Una situación muy parecida era la vivida por los dos maestros de letras, un oficio considerado socialmente como vocacional y tan escasamente remunerado que vivían en la pobreza más absoluta.  Los maestros recibían una asignación semanal o mensual de sus alumnos, cuya cantidad variaba según el grado de  la enseñanza recibida: sólo lectura, lectura y escritura, lectura, escritura y cuentas… con ese sueldo tenían que mantener a su familia y la vivienda. Los alumnos que no podían pagarle en dinero, le suministraban algo de lo poco que tenían en sus despensas: hortalizas, aves, frutas…algunos meses se hartaban de huevos y otros ni los veían. En otoño les daban un saco de nueces, membrillos y calabazas, pero nadie les llevaba un pedazo de carne o unos menudillos... Su alimentación estaba muy desequilibrada y su situación económica muy maltrecha, porque los alumnos más pobres no pagaban nada.
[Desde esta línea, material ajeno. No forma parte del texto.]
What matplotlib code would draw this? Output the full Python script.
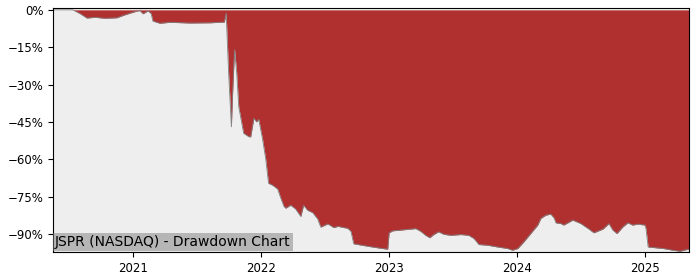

De ahí la frase “pasar más hambre que un maestro de escuela”. A pesar de todo, ejercían su profesión con gran celo preparando personalmente sus cartillas para enseñar a los alumnos las tres materias fundamentales.

Ante tanta estrechez y necesidad, no dudaron en unirse a las felicitaciones y aprovechar la ocasión para pedir una gratificación por su magisterio y lo hicieron, como mejor sabían, redactando con su letra unas cartas donde pusieron todo su interés en demostrar su habilidad en el arte de la escritura, realizando con esmero caligrafías de trazos perfectos, expresando sus buenos deseos y pidiendo el Aguinaldo.

Tradiciones y celebraciones que el tiempo convirtió en costumbre arraigándose en la cultura, perviviendo a lo largo del tiempo, hasta llegar a nosotros, adaptadas a los tiempos que vivimos.